Will the Fed manage to create higher inflation expectations in the period ahead?
Last Thursday, the Consumer Price Index (CPI) in the United States was released. It showed a further decline to 0% on a monthly basis, from the previous 0.2% and on expectations of 0.1%. The core CPI, the release that does not include food and energy prices, performed in a similar manner.
Considering that we have a Fed that is “inflation-centric” and that it just changed its mandate in the middle of a pandemic to target average inflation targeting, such resilience makes one wonder what is going on? Will the Fed rely solely on fighting the pandemic now and focus on inflation later?

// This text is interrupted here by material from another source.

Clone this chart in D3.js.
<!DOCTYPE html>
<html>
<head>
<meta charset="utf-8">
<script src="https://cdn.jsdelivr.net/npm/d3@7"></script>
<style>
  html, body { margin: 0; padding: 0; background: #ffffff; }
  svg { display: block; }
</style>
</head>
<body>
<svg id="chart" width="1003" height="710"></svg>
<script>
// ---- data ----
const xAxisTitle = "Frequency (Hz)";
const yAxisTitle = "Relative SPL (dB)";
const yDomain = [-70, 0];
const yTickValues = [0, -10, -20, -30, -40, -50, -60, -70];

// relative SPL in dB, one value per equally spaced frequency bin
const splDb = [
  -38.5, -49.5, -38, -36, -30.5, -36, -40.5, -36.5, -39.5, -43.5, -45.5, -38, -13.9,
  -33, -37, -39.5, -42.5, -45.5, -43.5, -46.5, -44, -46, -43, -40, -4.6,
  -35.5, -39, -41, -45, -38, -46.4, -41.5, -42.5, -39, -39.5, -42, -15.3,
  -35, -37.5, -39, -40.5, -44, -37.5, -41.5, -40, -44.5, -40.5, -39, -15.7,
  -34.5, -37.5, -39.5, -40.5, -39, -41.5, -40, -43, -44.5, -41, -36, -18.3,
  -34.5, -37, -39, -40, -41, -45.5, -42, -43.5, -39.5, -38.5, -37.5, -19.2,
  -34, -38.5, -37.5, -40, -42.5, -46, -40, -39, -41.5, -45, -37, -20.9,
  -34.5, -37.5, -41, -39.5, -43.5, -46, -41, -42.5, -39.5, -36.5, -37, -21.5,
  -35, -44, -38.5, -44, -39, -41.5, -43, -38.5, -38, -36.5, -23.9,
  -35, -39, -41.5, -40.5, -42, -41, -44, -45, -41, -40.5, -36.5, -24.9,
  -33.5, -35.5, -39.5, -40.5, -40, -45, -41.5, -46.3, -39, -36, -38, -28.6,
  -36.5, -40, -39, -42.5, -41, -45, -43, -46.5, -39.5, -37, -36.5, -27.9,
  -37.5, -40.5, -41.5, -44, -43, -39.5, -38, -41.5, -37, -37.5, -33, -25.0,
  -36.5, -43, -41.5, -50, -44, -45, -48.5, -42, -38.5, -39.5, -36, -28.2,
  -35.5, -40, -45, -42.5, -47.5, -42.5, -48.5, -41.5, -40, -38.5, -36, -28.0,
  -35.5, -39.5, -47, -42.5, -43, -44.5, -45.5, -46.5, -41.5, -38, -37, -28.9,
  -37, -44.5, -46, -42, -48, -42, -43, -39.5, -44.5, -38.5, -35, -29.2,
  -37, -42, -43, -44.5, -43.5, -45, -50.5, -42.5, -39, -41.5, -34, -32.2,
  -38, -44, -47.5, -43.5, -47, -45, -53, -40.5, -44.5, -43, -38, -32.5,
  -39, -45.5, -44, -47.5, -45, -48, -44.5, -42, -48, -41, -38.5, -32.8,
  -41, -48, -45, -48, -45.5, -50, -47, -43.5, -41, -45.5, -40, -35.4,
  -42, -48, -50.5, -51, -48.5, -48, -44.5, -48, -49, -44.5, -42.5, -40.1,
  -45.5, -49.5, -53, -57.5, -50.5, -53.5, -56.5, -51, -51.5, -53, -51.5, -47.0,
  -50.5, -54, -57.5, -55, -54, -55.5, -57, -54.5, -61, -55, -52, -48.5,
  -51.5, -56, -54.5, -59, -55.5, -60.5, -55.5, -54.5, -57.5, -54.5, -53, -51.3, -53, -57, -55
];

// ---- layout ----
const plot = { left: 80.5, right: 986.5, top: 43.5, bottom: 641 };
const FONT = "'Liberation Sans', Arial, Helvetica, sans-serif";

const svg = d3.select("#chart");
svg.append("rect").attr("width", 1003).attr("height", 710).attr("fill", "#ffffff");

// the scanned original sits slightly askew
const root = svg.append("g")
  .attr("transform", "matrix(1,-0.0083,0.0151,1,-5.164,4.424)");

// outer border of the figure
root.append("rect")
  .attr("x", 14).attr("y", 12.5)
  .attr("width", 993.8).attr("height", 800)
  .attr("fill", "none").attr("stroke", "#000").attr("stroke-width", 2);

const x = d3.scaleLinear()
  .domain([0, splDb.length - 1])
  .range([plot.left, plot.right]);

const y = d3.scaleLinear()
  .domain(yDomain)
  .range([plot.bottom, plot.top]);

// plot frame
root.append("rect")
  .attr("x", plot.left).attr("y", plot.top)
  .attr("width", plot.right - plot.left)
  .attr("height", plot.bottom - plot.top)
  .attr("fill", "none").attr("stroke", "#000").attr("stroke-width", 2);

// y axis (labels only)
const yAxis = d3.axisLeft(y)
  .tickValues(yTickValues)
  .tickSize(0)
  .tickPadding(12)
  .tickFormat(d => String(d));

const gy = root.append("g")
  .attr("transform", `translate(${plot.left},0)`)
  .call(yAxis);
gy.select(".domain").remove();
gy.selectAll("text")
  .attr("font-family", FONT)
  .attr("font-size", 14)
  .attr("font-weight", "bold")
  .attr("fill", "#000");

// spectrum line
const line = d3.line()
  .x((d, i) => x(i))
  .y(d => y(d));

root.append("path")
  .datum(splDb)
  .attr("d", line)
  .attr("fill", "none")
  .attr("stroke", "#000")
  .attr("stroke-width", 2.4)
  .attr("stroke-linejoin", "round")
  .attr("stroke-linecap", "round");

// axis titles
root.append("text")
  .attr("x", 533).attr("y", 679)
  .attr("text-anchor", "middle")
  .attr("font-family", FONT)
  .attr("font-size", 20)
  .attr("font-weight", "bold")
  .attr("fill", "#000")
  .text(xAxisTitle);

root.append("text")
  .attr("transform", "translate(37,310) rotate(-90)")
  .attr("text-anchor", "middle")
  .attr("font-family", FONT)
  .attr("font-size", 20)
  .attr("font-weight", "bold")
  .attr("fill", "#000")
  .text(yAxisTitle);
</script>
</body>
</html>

Also, some investors, like the legendary Stanley Druckenmiller, appeared several times in public, stating that he fears much higher inflation in the United States in the next five to six years. Well, if that is the case, it is certainly not visible yet.
US: CPI Inflation. Source: Oxford Economics
Disinflation Coming in 2021
No one says that higher inflation will come in the years ahead. However, traders and investors must understand the difference between different types of inflation.

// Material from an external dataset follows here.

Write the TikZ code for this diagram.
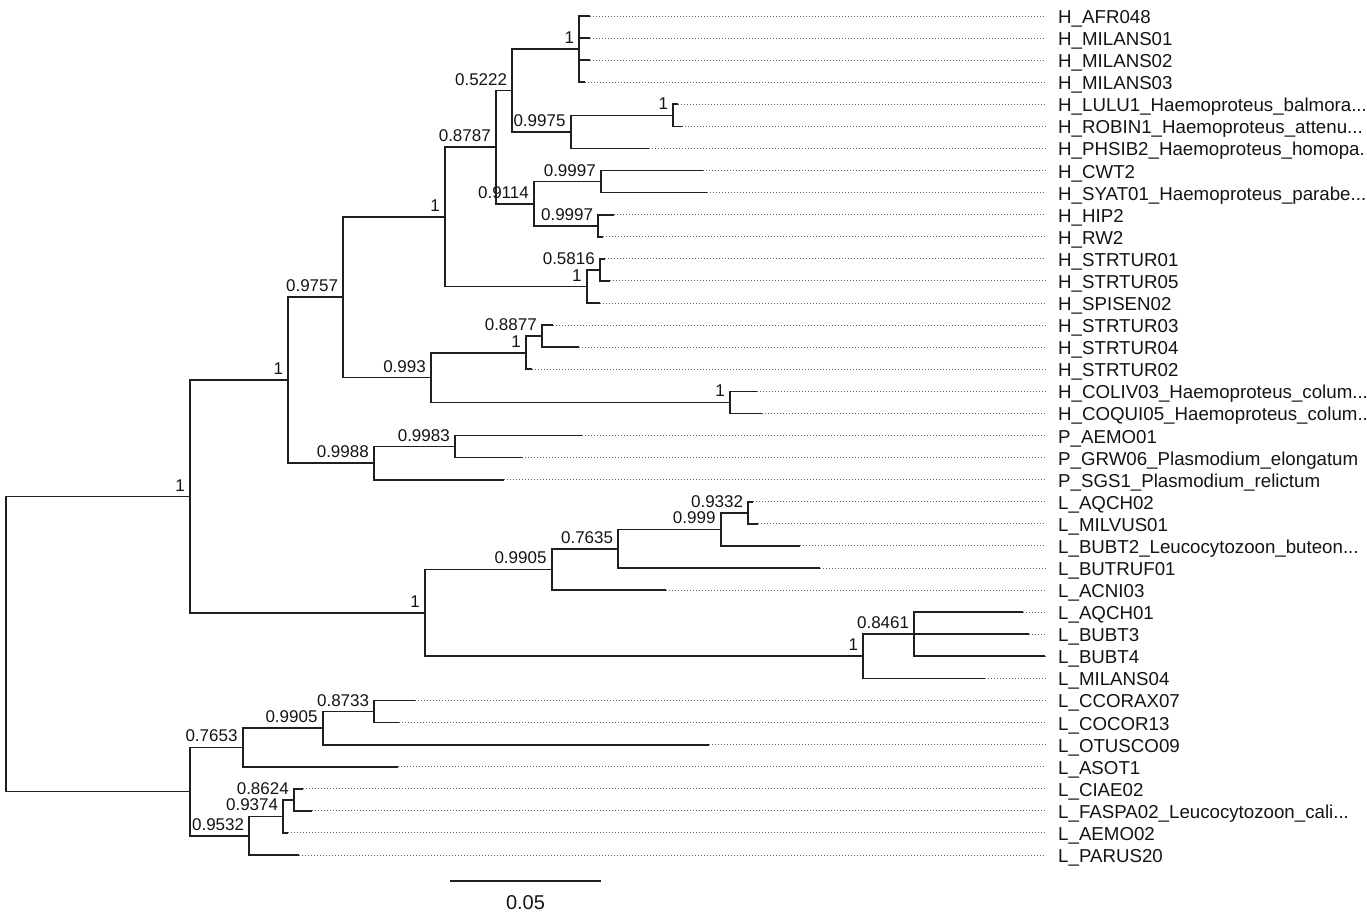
\documentclass[tikz,border=0pt]{standalone}
\usepackage{fontspec}
\setmainfont{Liberation Sans}
\tikzset{
  branch/.style={line width=1.7pt, draw=black!88},
  guide/.style={draw=black!62, line width=1pt, dash pattern=on 1pt off 2pt, shorten >=12pt},
  taxon/.style={anchor=base west, inner sep=0pt, text=black!92, font=\fontsize{18.7}{22}\selectfont},
  bs/.style={anchor=base east, inner sep=0pt, text=black!92, font=\fontsize{17}{20}\selectfont},
  scalelbl/.style={inner sep=0pt, text=black!92, font=\fontsize{20}{24}\selectfont}
}
\newcommand\tipleaf[4]{%
  \coordinate (t#1) at (#2,#3);
  \node[taxon] (n#1) at (1058,#3+7.5) {#4};
  \draw[guide] (t#1) -- (t#1 -| n#1.west);
}
\newcommand\inode[4]{%
  \coordinate (#1) at (#2,#3);
  \node[bs] (b#1) at ([shift={(-5,-5.5)}]#1) {#4};
}
\begin{document}
\begin{tikzpicture}[x=1pt,y=-1pt]
\useasboundingbox (0,0) rectangle (1367,916);
% tips
\tipleaf{1}{590}{16}{H\_AFR048}
\tipleaf{2}{590}{38.08}{H\_MILANS01}
\tipleaf{3}{590}{60.16}{H\_MILANS02}
\tipleaf{4}{585}{82.24}{H\_MILANS03}
\tipleaf{5}{678}{104.32}{H\_LULU1\_Haemoproteus\_balmora...}
\tipleaf{6}{682}{126.4}{H\_ROBIN1\_Haemoproteus\_attenu...}
\tipleaf{7}{649}{148.48}{H\_PHSIB2\_Haemoproteus\_homopa.}
\tipleaf{8}{703}{170.56}{H\_CWT2}
\tipleaf{9}{707}{192.64}{H\_SYAT01\_Haemoproteus\_parabe...}
\tipleaf{10}{614}{214.72}{H\_HIP2}
\tipleaf{11}{603}{236.8}{H\_RW2}
\tipleaf{12}{605}{258.88}{H\_STRTUR01}
\tipleaf{13}{610}{280.96}{H\_STRTUR05}
\tipleaf{14}{600}{303.04}{H\_SPISEN02}
\tipleaf{15}{553}{325.12}{H\_STRTUR03}
\tipleaf{16}{579}{347.2}{H\_STRTUR04}
\tipleaf{17}{532}{369.28}{H\_STRTUR02}
\tipleaf{18}{757}{391.36}{H\_COLIV03\_Haemoproteus\_colum...}
\tipleaf{19}{762}{413.44}{H\_COQUI05\_Haemoproteus\_colum..}
\tipleaf{20}{582}{435.52}{P\_AEMO01}
\tipleaf{21}{522}{457.6}{P\_GRW06\_Plasmodium\_elongatum}
\tipleaf{22}{504}{479.68}{P\_SGS1\_Plasmodium\_relictum}
\tipleaf{23}{753}{501.76}{L\_AQCH02}
\tipleaf{24}{758}{523.84}{L\_MILVUS01}
\tipleaf{25}{800}{545.92}{L\_BUBT2\_Leucocytozoon\_buteon...}
\tipleaf{26}{820}{568}{L\_BUTRUF01}
\tipleaf{27}{666}{590.08}{L\_ACNI03}
\tipleaf{28}{1023}{612.16}{L\_AQCH01}
\tipleaf{29}{1029}{634.24}{L\_BUBT3}
\tipleaf{30}{1045}{656.32}{L\_BUBT4}
\tipleaf{31}{985}{678.4}{L\_MILANS04}
\tipleaf{32}{415}{700.48}{L\_CCORAX07}
\tipleaf{33}{399}{722.56}{L\_COCOR13}
\tipleaf{34}{709}{744.64}{L\_OTUSCO09}
\tipleaf{35}{398}{766.72}{L\_ASOT1}
\tipleaf{36}{303}{788.8}{L\_CIAE02}
\tipleaf{37}{312}{810.88}{L\_FASPA02\_Leucocytozoon\_cali...}
\tipleaf{38}{288}{832.96}{L\_AEMO02}
\tipleaf{39}{299}{855.04}{L\_PARUS20}
% internal nodes
\coordinate (root) at (6,644);
\inode{A}{190}{496.5}{1}
\coordinate (B) at (190,791.6);
\inode{C}{288.3}{380.2}{1}
\inode{D}{425}{612.9}{1}
\inode{E}{343.3}{297.2}{0.9757}
\inode{F}{374}{463.1}{0.9988}
\inode{G}{445}{216.8}{1}
\inode{H}{431}{377.6}{0.993}
\inode{I}{496}{147.1}{0.8787}
\inode{J}{586.7}{286.5}{1}
\inode{K}{512.3}{90.5}{0.5222}
\inode{M}{534}{203.7}{0.9114}
\inode{N}{579.3}{49.1}{1}
\inode{O}{570.7}{131.9}{0.9975}
\inode{P}{673.3}{115.4}{1}
\inode{Q}{601}{181.6}{0.9997}
\inode{R}{598.3}{225.8}{0.9997}
\inode{S}{600}{269.9}{0.5816}
\inode{T}{526}{352.7}{1}
\inode{U}{730}{402.4}{1}
\inode{V}{542}{336.2}{0.8877}
\inode{W}{455}{446.6}{0.9983}
\inode{X}{551.7}{569.4}{0.9905}
\inode{Y}{863.3}{656.3}{1}
\inode{Z}{618.3}{548.7}{0.7635}
\inode{AA}{720.7}{529.4}{0.999}
\inode{AB}{748.3}{512.8}{0.9332}
\inode{AC}{914.3}{634.2}{0.8461}
\inode{AD}{242.7}{747.4}{0.7653}
\inode{AE}{249.3}{835.7}{0.9532}
\inode{AF}{322.7}{728.1}{0.9905}
\inode{AG}{374.3}{711.5}{0.8733}
\inode{AH}{283.3}{816.4}{0.9374}
\inode{AI}{294}{799.8}{0.8624}
% branches
\draw[branch] (root) |- (A);
\draw[branch] (root) |- (B);
\draw[branch] (A) |- (C);
\draw[branch] (A) |- (D);
\draw[branch] (C) |- (E);
\draw[branch] (C) |- (F);
\draw[branch] (E) |- (G);
\draw[branch] (E) |- (H);
\draw[branch] (G) |- (I);
\draw[branch] (G) |- (J);
\draw[branch] (I) |- (K);
\draw[branch] (I) |- (M);
\draw[branch] (K) |- (N);
\draw[branch] (K) |- (O);
\foreach \k in {1,2,3,4} {\draw[branch] (N) |- (t\k);}
\draw[branch] (O) |- (P);
\draw[branch] (O) |- (t7);
\draw[branch] (P) |- (t5);
\draw[branch] (P) |- (t6);
\draw[branch] (M) |- (Q);
\draw[branch] (M) |- (R);
\draw[branch] (Q) |- (t8);
\draw[branch] (Q) |- (t9);
\draw[branch] (R) |- (t10);
\draw[branch] (R) |- (t11);
\draw[branch] (J) |- (S);
\draw[branch] (J) |- (t14);
\draw[branch] (S) |- (t12);
\draw[branch] (S) |- (t13);
\draw[branch] (H) |- (T);
\draw[branch] (H) |- (U);
\draw[branch] (T) |- (V);
\draw[branch] (T) |- (t17);
\draw[branch] (V) |- (t15);
\draw[branch] (V) |- (t16);
\draw[branch] (U) |- (t18);
\draw[branch] (U) |- (t19);
\draw[branch] (F) |- (W);
\draw[branch] (F) |- (t22);
\draw[branch] (W) |- (t20);
\draw[branch] (W) |- (t21);
\draw[branch] (D) |- (X);
\draw[branch] (D) |- (Y);
\draw[branch] (X) |- (Z);
\draw[branch] (X) |- (t27);
\draw[branch] (Z) |- (AA);
\draw[branch] (Z) |- (t26);
\draw[branch] (AA) |- (AB);
\draw[branch] (AA) |- (t25);
\draw[branch] (AB) |- (t23);
\draw[branch] (AB) |- (t24);
\draw[branch] (Y) |- (AC);
\draw[branch] (Y) |- (t31);
\draw[branch] (AC) |- (t28);
\draw[branch] (AC) |- (t29);
\draw[branch] (AC) |- (t30);
\draw[branch] (B) |- (AD);
\draw[branch] (B) |- (AE);
\draw[branch] (AD) |- (AF);
\draw[branch] (AD) |- (t35);
\draw[branch] (AF) |- (AG);
\draw[branch] (AF) |- (t34);
\draw[branch] (AG) |- (t32);
\draw[branch] (AG) |- (t33);
\draw[branch] (AE) |- (AH);
\draw[branch] (AE) |- (t39);
\draw[branch] (AH) |- (AI);
\draw[branch] (AH) |- (t38);
\draw[branch] (AI) |- (t36);
\draw[branch] (AI) |- (t37);
% scale bar
\coordinate (sb1) at (450,881);
\coordinate (sb2) at (601,881);
\draw[branch] (sb1) -- (sb2);
\node[scalelbl] (sbl) at (525.5,903) {0.05};
\end{tikzpicture}
\end{document}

For instance, everyone has heard of hyperinflation. This is what happened in Venezuela, Zimbabwe, Argentina and Turkey – the money lost value fast.

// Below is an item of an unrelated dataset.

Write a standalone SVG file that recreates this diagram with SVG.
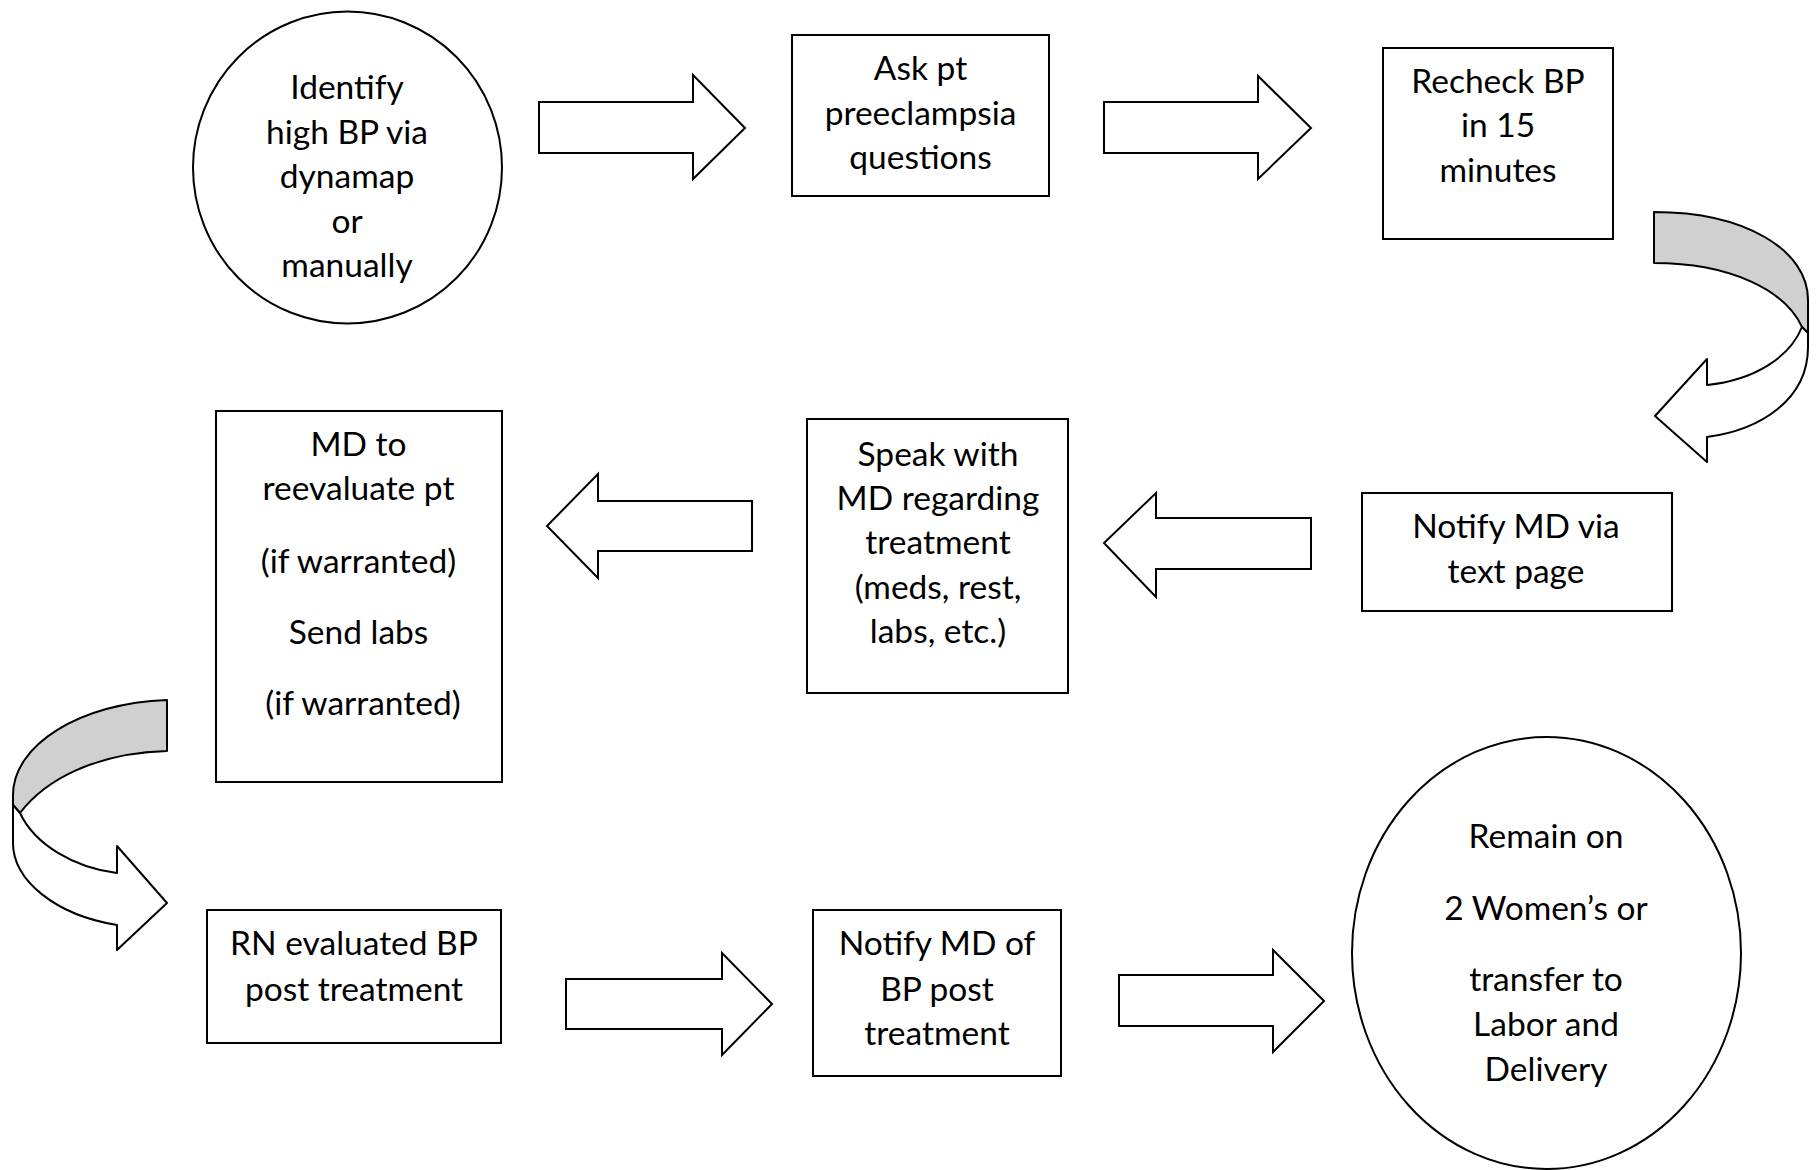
<svg xmlns="http://www.w3.org/2000/svg" width="1820" height="1170" viewBox="0 0 1820 1170">
<style>
.shape{fill:#ffffff;stroke:#000000;stroke-width:2;stroke-linejoin:miter}
.grey{fill:#d0d0d0;stroke:#000000;stroke-width:2;stroke-linejoin:round}
.wht{fill:#ffffff;stroke:#000000;stroke-width:2;stroke-linejoin:round}
text{font-family:Lato,"Open Sans","Liberation Sans",sans-serif;font-size:33.5px;fill:#000000;text-anchor:middle}
</style>
<rect x="0" y="0" width="1820" height="1170" fill="#ffffff"/>
<g id="connectors">
  <polygon class="shape" points="539,102 693,102 693,75 745,128 693,179 693,153 539,153"/>
  <polygon class="shape" points="1104,102 1258,102 1258,76 1311,128 1258,179 1258,153 1104,153"/>
  <g id="curve-right">
    <path class="grey" d="M1654,212 C1745,212 1808,250 1808,300 L1808,333 L1802,327 C1785,290 1730,263 1654,263 Z"/>
    <path class="wht" d="M1802,327 C1790,357 1755,380 1707,385 L1707,359 L1655,416 L1707,462 L1707,437 C1760,430 1808,400 1808,347 L1808,333 Z"/>
  </g>
  <polygon class="shape" points="1311,518 1156,518 1156,493 1104,543 1156,597 1156,569 1311,569"/>
  <polygon class="shape" points="752,501 598,501 598,474 547,526 598,578 598,551 752,551"/>
  <g id="curve-left">
    <path class="grey" d="M167,700 C80,703 13,745 13,795 L13,805 L20,813 C45,780 95,753 167,751 Z"/>
    <path class="wht" d="M20,813 C35,845 75,868 117,873 L117,846 L167,903 L117,950 L117,925 C55,915 13,880 13,843 L13,805 Z"/>
  </g>
  <polygon class="shape" points="566,979 722,979 722,953 772,1004 722,1055 722,1029 566,1029"/>
  <polygon class="shape" points="1119,975 1273,975 1273,950 1324,1001 1273,1052 1273,1026 1119,1026"/>
</g>
<g id="n1">
  <ellipse class="shape" cx="347.5" cy="167.5" rx="154.5" ry="156"/>
  <text x="347" y="99">Identify</text>
  <text x="347" y="143.5">high BP via</text>
  <text x="347" y="188">dynamap</text>
  <text x="347" y="232.5">or</text>
  <text x="347" y="277">manually</text>
</g>
<g id="n2">
  <rect class="shape" x="792" y="35" width="257" height="161"/>
  <text x="920.5" y="80">Ask pt</text>
  <text x="920.5" y="124.5">preeclampsia</text>
  <text x="920.5" y="169">questions</text>
</g>
<g id="n3">
  <rect class="shape" x="1383" y="48" width="230" height="191"/>
  <text x="1498" y="92.5">Recheck BP</text>
  <text x="1498" y="137">in 15</text>
  <text x="1498" y="181.5">minutes</text>
</g>
<g id="n4">
  <rect class="shape" x="1362" y="493" width="310" height="118"/>
  <text x="1516" y="538">Notify MD via</text>
  <text x="1516" y="583">text page</text>
</g>
<g id="n5">
  <rect class="shape" x="807" y="419" width="261" height="274"/>
  <text x="938" y="465.5">Speak with</text>
  <text x="938" y="509.5">MD regarding</text>
  <text x="938" y="554">treatment</text>
  <text x="938" y="598.5">(meds, rest,</text>
  <text x="938" y="643">labs, etc.)</text>
</g>
<g id="n6">
  <rect class="shape" x="216" y="411" width="286" height="371"/>
  <text x="358.5" y="456">MD to</text>
  <text x="358.5" y="500">reevaluate pt</text>
  <text x="358.5" y="573">(if warranted)</text>
  <text x="358.5" y="644">Send labs</text>
  <text x="363" y="715">(if warranted)</text>
</g>
<g id="n7">
  <rect class="shape" x="207" y="910" width="294" height="133"/>
  <text x="354" y="955">RN evaluated BP</text>
  <text x="354" y="1000.5">post treatment</text>
</g>
<g id="n8">
  <rect class="shape" x="813" y="910" width="248" height="166"/>
  <text x="937" y="955">Notify MD of</text>
  <text x="937" y="1000.5">BP post</text>
  <text x="937" y="1044.5">treatment</text>
</g>
<g id="n9">
  <ellipse class="shape" cx="1546.5" cy="953" rx="194.5" ry="216"/>
  <text x="1546" y="848">Remain on</text>
  <text x="1546" y="920">2 Women’s or</text>
  <text x="1546" y="991">transfer to</text>
  <text x="1546" y="1036">Labor and</text>
  <text x="1546" y="1080.5">Delivery</text>
</g>
</svg>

Disinflation refers to a decline in the inflation rate. However, it still shows inflationary prices, although the rate moves from a higher to lower inflation. For instance, a move from 6% inflation to 4% inflation is called disinflation.
Finally, when inflation drops below zero, deflation occurs. Out of the three, this is the most difficult one to combat with traditional monetary policy tools. Moreover, as we have seen in the last years, it is difficult to combat also with unconventional monetary policy tools (e.g., quantitative easing).
A study ran by Oxford Economics sees disinflation as the theme in 2021. More precisely, while the headline inflation is expected to rise above the 2.5% level in the first half of the year, it is seen declining toward 1.5% in the second half of 2021.
However, such scenarios are difficult to predict with accuracy. Inflation, as we have seen many times, depends on a lot of factors. Oil prices, for instance, are one such factor—also, the velocity of money and the willingness of the consumer to spend.
All in all, future inflation levels will depend on how the pandemic evolves. For now, higher inflation levels are seen only if and when the world manages to handle the pandemic. Until then, the zero and below levels are more likely.